Michel Barnier, alors (de 1999 à 2004) Commissaire européen pour la Politique régionale et les Réformes institutionnelles (depuis 2010, de nouveau Commissaire européen pour le Marché intérieur et les Prestations de services). In: Europäische Kommission. Die Politiken der Gemeinschaft und die Berggebiete. Konferenzbeiträge. Brüssel, 17–18 octobre 2002, p. 46

Interreg IV – la politique régionale de l’UE et la Suisse

Avons-nous négligé de surveiller le Gouvernement fédéral?

mw.km.thk. Entre 2007 et 2013, l’UE dépense 8,7 milliards d’euros pour un programme de soutien de projets transfrontaliers, transnationaux et interrégionaux. Ce programme européen s’appelle Interreg IV. Depuis 1990, il y a déjà eu trois périodes de ce programme (Interreg I–III).
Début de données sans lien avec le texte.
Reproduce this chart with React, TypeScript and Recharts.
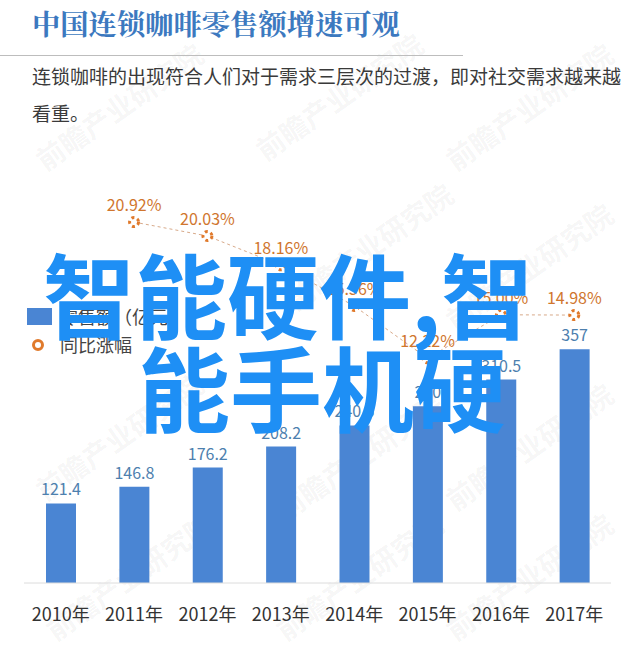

Interreg IV vise à dissoudre les Etats nationaux. A l’origine, le plan «Europe des régions» provient d’une idéologie verte.1 Sur les cartes correspondantes, la Suisse n’existe plus en tant qu’Etat mais est divisée en régions linguistiques, attachées à la France, à l’Italie et avant tout à l’Allemagne.
La Suisse est entièrement intégrée à Interreg IV de l’UE. Officiellement, il est écrit: «Au niveau suisse, cette participation est réglée depuis le 1er janvier 2008 dans le cadre de la NPR [Nouvelle politique régionale].»2
Interreg IV comprend trois volets:
1.    La coopération des régions limitrophes (la Suisse participe entre autre aux programmes d’«Interreg Rhin supérieur» et d’«Interreg Alpes rhénanes/Lac de Constance/Haut-Rhin»).
2.    La coopération transnationale «entre régions voisines appartenant à des régions plus larges» (la Suisse participe avec l’Allemagne, la France, l’Italie, la Slovénie, l’Autriche et le Liechtenstein au projet «Espace alpin» et avec l’Allemagne, la Belgique, la France, l’Irlande, le Luxembourg, les Pays-Bas et la Grande-Bretagne au projet «Europe du Nord-Ouest»).
3.    La coopération interrégionale entre des régions non limitrophes.
La Suisse participe aux trois programmes.3 C’est la Loi fédérale sur la politique régionale du 6 octobre 2006 qui en définit les bases légales.4

1er exemple: Région du Lac de Constance

Le programme officiel d’Interreg pour les «Alpes rhénanes/Lac de Constance/Haut-Rhin» comprend 108 pages.5 Les cantons Argovie, Schaffhouse, Zurich, Thurgovie, Saint-Gall, Appenzell Rhodes Extérieures, Appenzell Rhodes Intérieures, Glaris et les Grisons font partie de la Région du Lac de Constance, bien qu’ils ne fassent pas partie de l’UE. Les cantons suisses limitrophes du Lac de Constance ont depuis toujours collaboré avec les pays voisins, jusqu’à présent en respectant toujours la souveraineté nationale. Toutefois, dans le programme européen, il est écrit: «Les frontières entre les Etats sont ressenties comme grande faiblesse et comme obstacle au développement». Ce programme de l’UE représente «une contribution durable dans le but de surmonter les frontières dans la région». Plus loin, il est écrit: «Le programme vise à l’extension et l’édification de réseaux dans les domaines les plus divers» et il représente «une étape importante vers une Europe commune». Pour les projets de ce programme, l’UE investit 23,7 millions d’euros, auxquels il faut ajouter les fonds d’aides suisses pour Interreg.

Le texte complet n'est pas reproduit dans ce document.